Hoje vivo muito bem em se tratando de condicionamento psicológico e espiritual. Ao contrário do que o preconceituoso senso comum religioso acredita, não tenho nem um pingo de infelicidade espiritual, nenhum problema relacionado à falta de “respostas” metafísicas. Contemplo a natureza e o fenômeno da vida com muito regozijo, ao contrário do desencanto que supostamente marca o pensamento ateísta segundo religiosos.

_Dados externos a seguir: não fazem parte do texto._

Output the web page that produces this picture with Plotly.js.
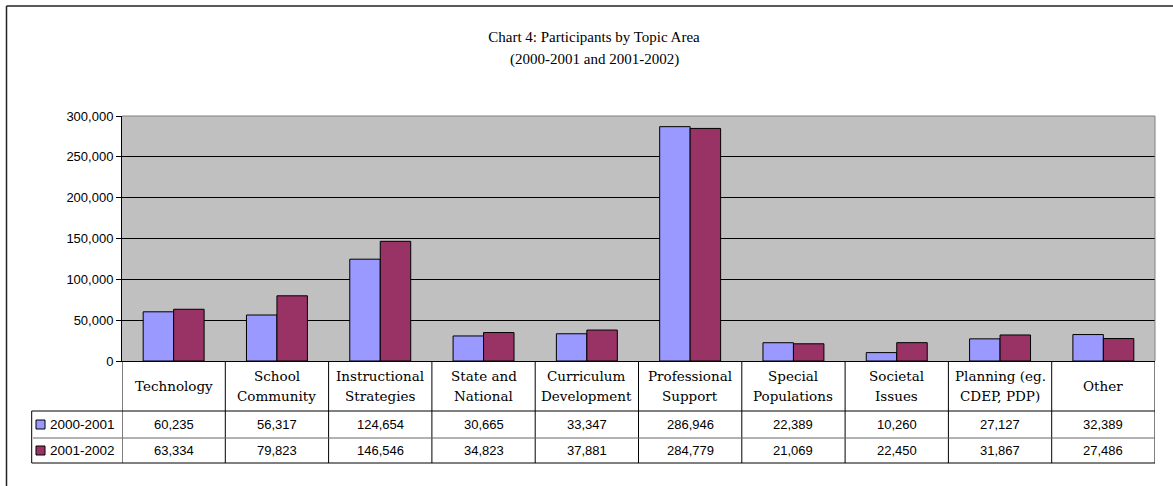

Minha posição sobre a morte é que ela é o fim de minha existência, a volta para o nada, mas nada impediria que surgisse uma nova consciência em algum lugar do universo -– ou, quem sabe, em outros universos paralelos -– que assumisse o papel que minha consciência exerce hoje, o de contemplar e interagir com o mundo fora do meu corpo -– a grosso modo, uma espécie de reencarnação sem espírito.
E, para tornar minha convicção ateísta ainda mais sólida do que já é, periodicamente tomo conhecimento de novos fatos que me comprovam que a crença em um deus pessoal é incoerente: orações frustradas com a morte ou sofrimento de pessoas religiosas, pessoas mostrando como o deus em que creem é relativo e subjetivo demais para existir objetivamente, catástrofes que atestam a inexistência de providência divina interventora etc.
Assim eu vou vivendo, sem nenhuma divindade e com muita disposição para viver uma vida feliz.